= Goal =
Without the pictures, retype exactly the lines from the top of the entries below through the line that contains "import pandas as pd".

Records with drawing code:
==*==
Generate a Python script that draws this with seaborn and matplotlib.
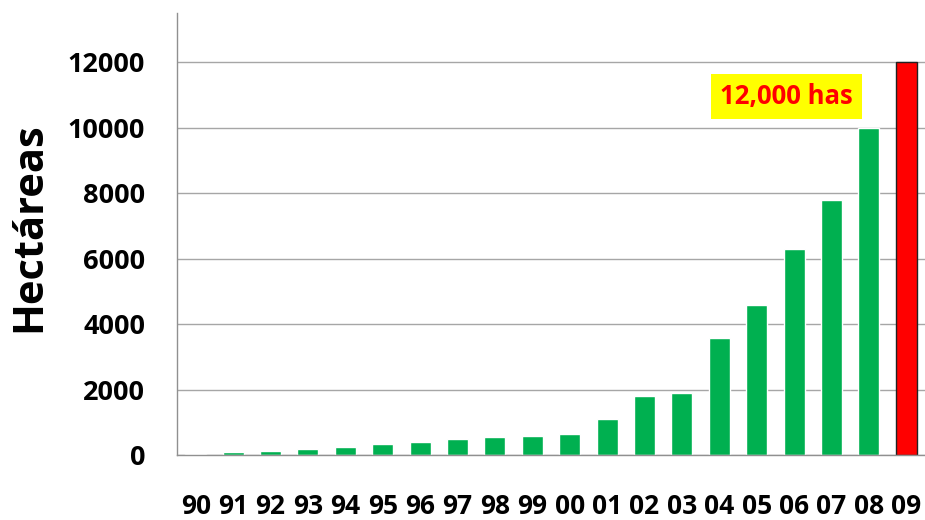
import matplotlib
matplotlib.use("Agg")
import matplotlib.pyplot as plt
import seaborn as sns
import pandas as pd

# Data
years = ["90", "91", "92", "93", "94", "95", "96", "97", "98", "99",
         "00", "01", "02", "03", "04", "05", "06", "07", "08", "09"]
hectares = [45, 100, 130, 195, 255, 345, 405, 500, 560, 590,
            650, 1110, 1810, 1900, 3580, 4590, 6300, 7800, 10000, 12000]
group = ["prev"] * 19 + ["actual"]
note = "12,000 has"

df = pd.DataFrame({"year": years, "ha": hectares, "group": group})

sns.set_style("white")
plt.rcParams["font.family"] = ["Open Sans", "DejaVu Sans"]
plt.rcParams["text.color"] = "black"
plt.rcParams["xtick.color"] = "black"
plt.rcParams["ytick.color"] = "black"
plt.rcParams["axes.labelcolor"] = "black"

fig = plt.figure(figsize=(9.25, 5.2), dpi=100)
ax = fig.add_axes([0.1914, 0.125, 0.8086, 0.85])

sns.barplot(data=df, x="year", y="ha", hue="group",
            palette={"prev": "#00B050", "actual": "#FF0000"},
            dodge=False, width=0.56, legend=False, saturation=1, ax=ax)

# outline on the highlighted bar
for p in ax.patches:
    if p.get_height() == max(hectares):
        p.set_edgecolor("#222222")
        p.set_linewidth(1.0)

ax.set_xlim(-0.5, 19.5)
ax.set_ylim(0, 13500)
ax.set_yticks(range(0, 12001, 2000))
ax.yaxis.grid(True, color="#A6A6A6", linewidth=1.0)
ax.set_axisbelow(True)

for s in ["top", "right"]:
    ax.spines[s].set_visible(False)
for s in ["left", "bottom"]:
    ax.spines[s].set_color("#909090")
    ax.spines[s].set_linewidth(1.0)

ax.tick_params(axis="y", length=10, width=1, color="#909090", pad=13,
               labelsize=19.5, labelcolor="black")
ax.tick_params(axis="x", length=0, pad=27, labelsize=19, labelcolor="black")
for lab in ax.get_xticklabels() + ax.get_yticklabels():
    lab.set_fontweight("bold")

ax.set_xlabel("")
ax.set_ylabel("Hectáreas", fontsize=30, fontweight="bold", color="black")
ax.yaxis.set_label_coords(-0.17, 0.515)

ax.text(15.79, 10940, note, color="#FF0000", fontsize=18.5, fontweight="bold",
        ha="center", va="center",
        bbox=dict(boxstyle="square,pad=0.35", facecolor="#FFFF00",
                  edgecolor="none"))

fig.savefig("out.png", dpi=100)
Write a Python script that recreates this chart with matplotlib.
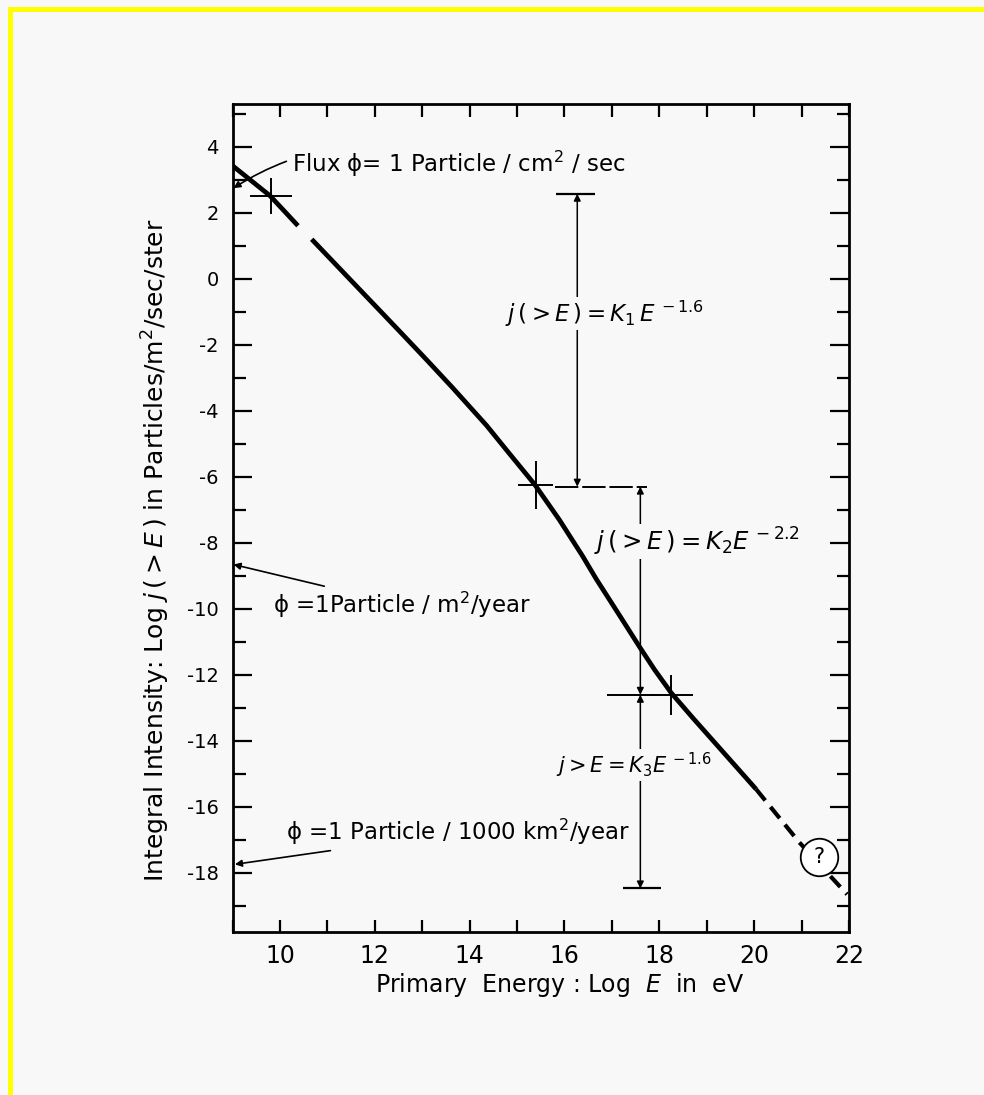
==*==
= Exercise response =
Generate a Python script that draws this with seaborn and matplotlib.
import matplotlib
matplotlib.use("Agg")
import matplotlib.pyplot as plt
import seaborn as sns
import pandas as pd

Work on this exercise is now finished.